O game nos coloca no controle do Aquanaut, um personagem sem nome próprio que vive em uma terra inundada. Resquícios da humanidade aparecem no fundo e nos equipamentos que o protagonista tem à disposição enquanto seguimos sobrevivendo em um ambiente altamente inóspito, no qual os animais marinhos retomaram seu controle sobre as águas e tudo pode ser uma ameaça, desde ficar parado em uma rocha consumindo oxigênio até uma corrida desesperada para fugir de uma criatura.
O contato em primeira mão com os perigos do mar aparece na jogabilidade, em que nada pode ser impensado. Saltos altos demais causam dano de queda e o oxigênio está sempre sendo consumido, principalmente quando você usar o propulsor para amortecer a queda ou acelerar uma fuga. Ninguém vai ouvir você gritar enquanto se afoga nas profundezas de um game que nos convida a seguir cada vez mais abaixo em busca de novos elementos e, também, de perigos crescentes.
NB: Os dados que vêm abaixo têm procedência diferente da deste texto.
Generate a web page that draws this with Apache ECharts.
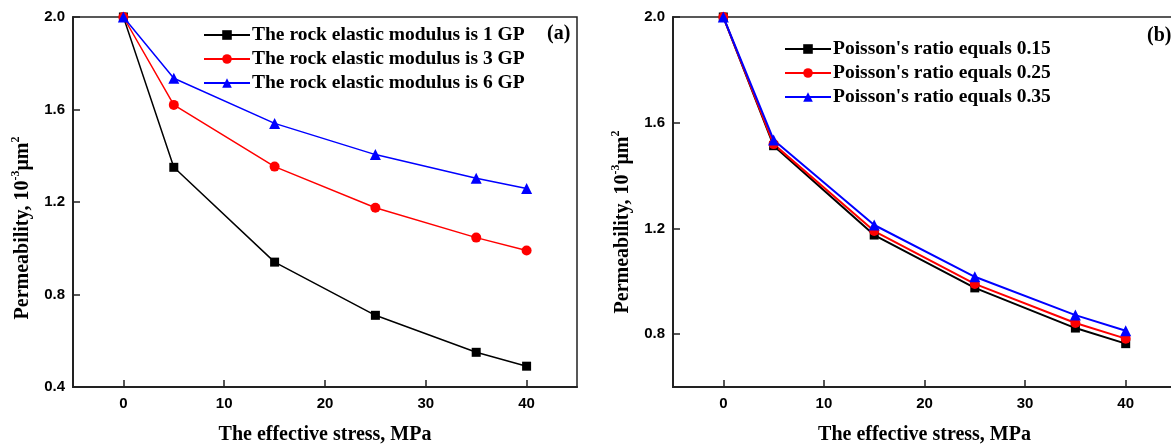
<!DOCTYPE html>
<html>
<head>
<meta charset="utf-8">
<script src="https://cdn.jsdelivr.net/npm/echarts@6/dist/echarts.min.js"></script>
<style>
	html, body { margin: 0; padding: 0; background: #fff; }
	#main { width: 1171px; height: 445px; }
</style>
</head>
<body>
<div id="main"></div>
<script>
// effective stress, MPa
var stress = [0, 5, 15, 25, 35, 40];
// (a) elastic modulus cases
var modulus1 = [2.0, 1.35, 0.94, 0.71, 0.55, 0.49];
var modulus3 = [2.0, 1.62, 1.353, 1.175, 1.046, 0.99];
var modulus6 = [2.0, 1.735, 1.54, 1.405, 1.303, 1.258];
// (b) poisson's ratio cases
var poisson015 = [2.0, 1.513, 1.175, 0.975, 0.823, 0.764];
var poisson025 = [2.0, 1.519, 1.19, 0.99, 0.842, 0.783];
var poisson035 = [2.0, 1.535, 1.213, 1.017, 0.872, 0.813];
// tick labels
var xTicks = [0, 10, 20, 30, 40];
var yTicksA = [0.4, 0.8, 1.2, 1.6, 2.0];
var yTicksB = [0.8, 1.2, 1.6, 2.0];

function pairs (ys) {
	return stress.map(function (x, i) { return [x, ys[i]]; });
}

var serif = '"Liberation Serif", "Times New Roman", serif';
var sans = '"Liberation Sans", Arial, sans-serif';
var axisColor = '#222';

function xAxis (idx) {
	return {
		type: 'value', gridIndex: idx, min: -5, max: 45,
		name: 'The effective stress, MPa',
		nameLocation: 'middle', nameGap: 38,
		nameTextStyle: { fontFamily: serif, fontWeight: 'bold', fontSize: 20, color: '#000' },
		axisLine: { lineStyle: { color: axisColor, width: 2 } },
		axisTick: { inside: true, length: 7, customValues: xTicks, lineStyle: { color: axisColor, width: 1.5 } },
		axisLabel: { customValues: xTicks, margin: 9, fontFamily: sans, fontWeight: 'bold', fontSize: 15, color: '#000' },
		splitLine: { show: false }
	};
}

// shift: moves the rotated title down the axis (the source figure is not centred)
function yAxis (idx, min, ticks, shift) {
	return {
		type: 'value', gridIndex: idx, min: min, max: 2.0,
		name: 'Permeability, 10{sup|-3}μm{sup|2}',
		nameLocation: 'middle', nameGap: 37,
		nameTextStyle: {
			fontFamily: serif, fontWeight: 'bold', fontSize: 20, color: '#000', lineHeight: 26,
			padding: [0, shift * 2, 0, 0],
			rich: { sup: { fontFamily: serif, fontWeight: 'bold', fontSize: 12, color: '#000', verticalAlign: 'top', lineHeight: 13 } }
		},
		axisLine: { onZero: false, lineStyle: { color: axisColor, width: 2 } },
		axisTick: { inside: true, length: 7, customValues: ticks, lineStyle: { color: axisColor, width: 1.5 } },
		axisLabel: {
			customValues: ticks, margin: 8, fontFamily: sans, fontWeight: 'bold', fontSize: 15, color: '#000',
			formatter: function (v) { return v.toFixed(1); }
		},
		splitLine: { show: false }
	};
}

function line (name, data, color, symbol, size, idx, width) {
	return {
		name: name, type: 'line', xAxisIndex: idx, yAxisIndex: idx,
		data: pairs(data), symbol: symbol, symbolSize: size,
		lineStyle: { color: color, width: width },
		itemStyle: { color: color },
		emphasis: { disabled: true }
	};
}

function legend (idx, left, top, names) {
	return {
		orient: 'vertical', left: left, top: top, data: names,
		itemWidth: 46, itemHeight: 12, itemGap: 4,
		textStyle: { fontFamily: serif, fontWeight: 'bold', fontSize: 19.5, lineHeight: 20, color: '#000', padding: [0, 0, 0, -3] }
	};
}

var namesA = ['The rock elastic modulus is 1 GP', 'The rock elastic modulus is 3 GP', 'The rock elastic modulus is 6 GP'];
var namesB = ["Poisson's ratio equals 0.15", "Poisson's ratio equals 0.25", "Poisson's ratio equals 0.35"];

var myChart = echarts.init(document.getElementById('main'));
var option = {
	animation: false,
	backgroundColor: '#fff',
	title: [
		{ text: '(a)', left: 542, top: 19, textStyle: { fontFamily: serif, fontWeight: 'bold', fontSize: 20, color: '#000' } },
		{ text: '(b)', left: 1142, top: 21, textStyle: { fontFamily: serif, fontWeight: 'bold', fontSize: 20, color: '#000' } }
	],
	grid: [
		{ left: 73, top: 17, width: 504, height: 370, show: true, borderColor: axisColor, borderWidth: 1.5, outerBoundsMode: 'none' },
		{ left: 673, top: 17, width: 503, height: 370, show: true, borderColor: axisColor, borderWidth: 1.5, outerBoundsMode: 'none' }
	],
	legend: [
		legend(0, 198, 20, namesA),
		legend(1, 779, 34, namesB)
	],
	xAxis: [xAxis(0), xAxis(1)],
	yAxis: [yAxis(0, 0.4, yTicksA, 26), yAxis(1, 0.6, yTicksB, 20)],
	series: [
		line(namesA[0], modulus1, '#000', 'rect', 9, 0, 1.5),
		line(namesA[1], modulus3, '#ff0000', 'circle', 10, 0, 1.5),
		line(namesA[2], modulus6, '#0000ff', 'triangle', 11, 0, 1.5),
		line(namesB[0], poisson015, '#000', 'rect', 9, 1, 2),
		line(namesB[1], poisson025, '#ff0000', 'circle', 10, 1, 2),
		line(namesB[2], poisson035, '#0000ff', 'triangle', 11, 1, 2)
	]
};
myChart.setOption(option);
</script>
</body>
</html>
Shinsekai assume o bom e velho estilo Metroidvania, mas com uma abordagem bem mais amigável. Existem inúmeros caminhos a seguir e cavernas para explorar, mas um objetivo sempre estará à vista, de forma que o jogador possa se preparar para a distância a ser trafegada e, também, imaginar o que possa estar adiante. A coisa fica séria, entretanto, quando percebemos a verdade: não sabemos, e como jogadores, parecemos estar em uma posição desinformada, apesar de controlando um protagonista que parece ter vivência nesse mundo subaquático.
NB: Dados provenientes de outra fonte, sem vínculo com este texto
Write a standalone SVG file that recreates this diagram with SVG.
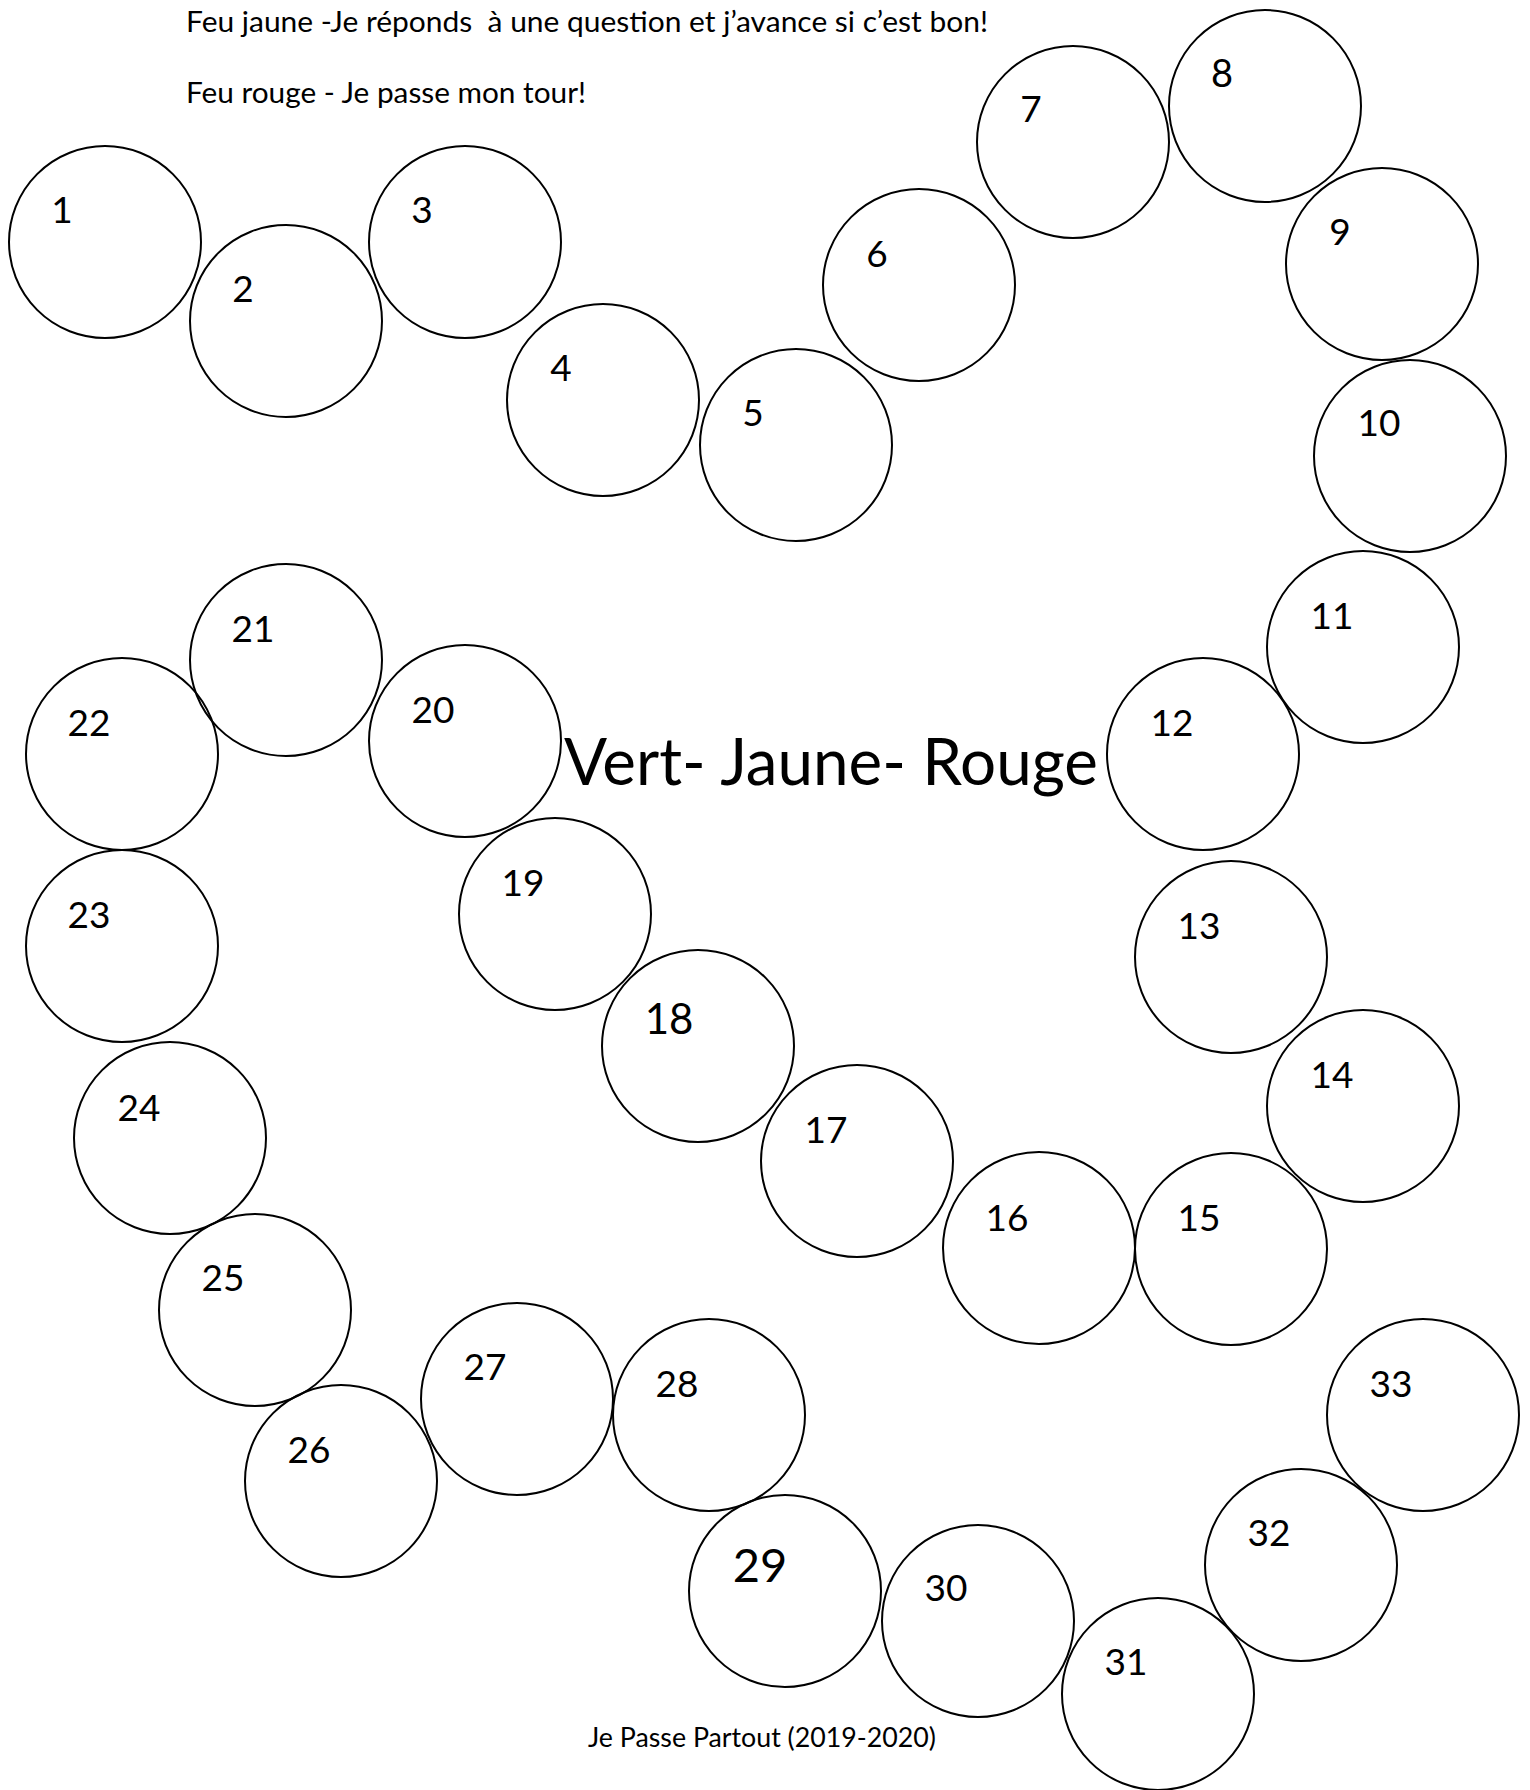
<svg xmlns="http://www.w3.org/2000/svg" width="1530" height="1790" viewBox="0 0 1530 1790">
<style>
.c{fill:none;stroke:#000;stroke-width:2}
.n{font-family:Lato,"Open Sans","DejaVu Sans",sans-serif;font-size:37px;fill:#000;text-anchor:middle}
.n.m{font-size:38px}
.n.l{font-size:42px}
.n.xl{font-size:47px}
.t{font-family:Lato,"Open Sans","DejaVu Sans",sans-serif;fill:#000}
</style>
<rect width="1530" height="1790" fill="#fff"/>
<g id="texts">
<text class="t" x="186" y="32" font-size="28" textLength="802" lengthAdjust="spacingAndGlyphs" xml:space="preserve">Feu jaune -Je réponds  à une question et j’avance si c’est bon!</text>
<text class="t" x="186" y="103" font-size="28" textLength="400" lengthAdjust="spacingAndGlyphs">Feu rouge - Je passe mon tour!</text>
<text class="t" x="564" y="785" font-size="65" textLength="534" lengthAdjust="spacingAndGlyphs">Vert- Jaune- Rouge</text>
<text class="t" x="588" y="1747" font-size="27" textLength="348" lengthAdjust="spacingAndGlyphs">Je Passe Partout (2019-2020)</text>
</g>
<g id="connectors"></g>
<g id="n1"><circle class="c" cx="105" cy="242" r="96"/><text class="n" x="62" y="223">1</text></g>
<g id="n2"><circle class="c" cx="286" cy="321" r="96"/><text class="n" x="243" y="302">2</text></g>
<g id="n3"><circle class="c" cx="465" cy="242" r="96"/><text class="n" x="422" y="223">3</text></g>
<g id="n4"><circle class="c" cx="603" cy="400" r="96"/><text class="n" x="561" y="381">4</text></g>
<g id="n5"><circle class="c" cx="796" cy="445" r="96"/><text class="n" x="753" y="426">5</text></g>
<g id="n6"><circle class="c" cx="919" cy="285" r="96"/><text class="n" x="877" y="267">6</text></g>
<g id="n7"><circle class="c" cx="1073" cy="142" r="96"/><text class="n" x="1031" y="122">7</text></g>
<g id="n8"><circle class="c" cx="1265" cy="106" r="96"/><text class="n m" x="1222" y="87">8</text></g>
<g id="n9"><circle class="c" cx="1382" cy="264" r="96"/><text class="n" x="1340" y="245">9</text></g>
<g id="n10"><circle class="c" cx="1410" cy="456" r="96"/><text class="n" x="1379" y="436">10</text></g>
<g id="n11"><circle class="c" cx="1363" cy="647" r="96"/><text class="n" x="1332" y="629">11</text></g>
<g id="n12"><circle class="c" cx="1203" cy="754" r="96"/><text class="n" x="1172" y="736">12</text></g>
<g id="n13"><circle class="c" cx="1231" cy="957" r="96"/><text class="n" x="1199" y="939">13</text></g>
<g id="n14"><circle class="c" cx="1363" cy="1106" r="96"/><text class="n" x="1332" y="1088">14</text></g>
<g id="n15"><circle class="c" cx="1231" cy="1249" r="96"/><text class="n" x="1199" y="1231">15</text></g>
<g id="n16"><circle class="c" cx="1039" cy="1248" r="96"/><text class="n" x="1007" y="1231">16</text></g>
<g id="n17"><circle class="c" cx="857" cy="1161" r="96"/><text class="n" x="826" y="1143">17</text></g>
<g id="n18"><circle class="c" cx="698" cy="1046" r="96"/><text class="n l" x="669" y="1034">18</text></g>
<g id="n19"><circle class="c" cx="555" cy="914" r="96"/><text class="n" x="523" y="896">19</text></g>
<g id="n20"><circle class="c" cx="465" cy="741" r="96"/><text class="n" x="433" y="723">20</text></g>
<g id="n21"><circle class="c" cx="286" cy="660" r="96"/><text class="n" x="253" y="642">21</text></g>
<g id="n22"><circle class="c" cx="122" cy="754" r="96"/><text class="n" x="89" y="736">22</text></g>
<g id="n23"><circle class="c" cx="122" cy="946" r="96"/><text class="n" x="89" y="928">23</text></g>
<g id="n24"><circle class="c" cx="170" cy="1138" r="96"/><text class="n" x="139" y="1121">24</text></g>
<g id="n25"><circle class="c" cx="255" cy="1310" r="96"/><text class="n" x="223" y="1291">25</text></g>
<g id="n26"><circle class="c" cx="341" cy="1481" r="96"/><text class="n" x="309" y="1463">26</text></g>
<g id="n27"><circle class="c" cx="517" cy="1399" r="96"/><text class="n" x="485" y="1380">27</text></g>
<g id="n28"><circle class="c" cx="709" cy="1415" r="96"/><text class="n" x="677" y="1397">28</text></g>
<g id="n29"><circle class="c" cx="785" cy="1591" r="96"/><text class="n xl" x="760" y="1582">29</text></g>
<g id="n30"><circle class="c" cx="978" cy="1621" r="96"/><text class="n" x="946" y="1601">30</text></g>
<g id="n31"><circle class="c" cx="1158" cy="1694" r="96"/><text class="n" x="1126" y="1675">31</text></g>
<g id="n32"><circle class="c" cx="1301" cy="1565" r="96"/><text class="n" x="1269" y="1546">32</text></g>
<g id="n33"><circle class="c" cx="1423" cy="1415" r="96"/><text class="n" x="1391" y="1397">33</text></g>
</svg>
Felizmente, itens estão espalhados por todo o caminho, assim como pontos de save e, mais importante de tudo, upgrades. As melhorias permitirão que o Aquanaut explore cada vez mais fundo e esteja melhor preparado para o combate e a exploração, principalmente durante as batalhas contra chefes, único desafio ofensivo de verdade no título. No restante do tempo, lidaremos com o terreno e as criaturas, que podem até serem fracas ou representarem obstáculos já conhecidos e enfrentados antes, mas que podem ganhar em cima do usuário de forma extremamente rápida. Basta um vacilo.
Logo de início, o jogador será convidado a jogar Shinsekai: Into the Depths com bons fones de ouvido, e acredite, eles vão fazer diferença. Além dos gráficos ao mesmo tempo fotorrealistas e lúdicos, que trazem cor e indícios do passado a esse mundo inundado, o som ajudará e muito na sensação de clausura e solidão, com uma trilha sonora que não serve como som ambiente, e sim, vem para pontuar os momentos de tensão e dificuldade. No restante, é apenas o barulho do mar, mas não na forma da brisa tranquila a que estamos acostumados, mas sim, com uma sufocante pressão.
Um outro indício de que esse mundo é o nosso, mas não exatamente, aparece nas ferramentas e armas disponíveis. Existem arpões, tubos de oxigênio e elementos comuns em esportes submarinos, mas ao mesmo tempo, drones e submarinos futuristas, junto com histórias que são encontradas aqui e ali para contar a saga da devastação e destruição, revelando tudo por meio de imagens sem texto, com letras e números, aqui, meramente descritivos. Tudo faz questão de mostrar ao jogador que, por mais que seja reconhecível, tem seu funcionamento próprio.
Nesse caminho, entretanto, a Capcom acaba cometendo alguns deslizes. Ao confiar completamente em desenhos nem sempre inteligíveis na interface de usuário, Shinsekai acaba por frustrar o jogador em suas horas iniciais, em que ele não sabe exatamente onde pisar e o que deve fazer. Os tutoriais confiam em uma estranha mistura de textos comuns e símbolos, que atrapalham no entendimento e tornam as coisas um pouco mais confusas do que deveriam ser. É claro, dá para compreender o motivo, mas o fato de a proposta lúdica não ter sido levada até o final depõe contra ela mesma.
O mesmo também vale para os cenários, sempre belos e cheios de elementos para ver e explorar, mas também escondendo armadilhas e golpes baixos contra o jogador. Dá para argumentar, aqui, que os perigos podem estar escondidos, mas muitas vezes, o que temos é animais que já enfrentamos antes ou elementos danosos que acabam ofuscados por outros itens visuais, impedindo que o usuário tome o devido cuidado e perceba o que está acontecendo apenas depois de perder energia valiosa.
Seguir adiante nesse universo e, principalmente, o entender enquanto sobrevive, acaba sendo o grande atrativo de Shinsekai: Into the Depths, um jogo menor que, ainda em 2019, continuava a recentemente quebrada sequência de lançamentos excelentes da Capcom. Entender exatamente o que aconteceu em seu lançamento é complicado, assim como compreender os detalhes desse mundo subaquático. Estamos diante de um game que, inclusive, merecia mais, e chega a ser inexplicável a divulgação tão discreta, contrastando com os nomes de peso envolvidos.
Não apenas isso, mas a qualidade, em si, também é grande, tanto quanto a escuridão do mar cada vez mais profundo e das ameaças que crescem de tamanho. O formato menor foge do usual quando pensamos na empresa japonesa, mas aqui, mais uma vez, está presente a qualidade que a levou ao panteão do mercado de jogos e que todos nós aprendemos a apreciar.
O jogo foi testado no Switch, em cópia cedida pela Capcom.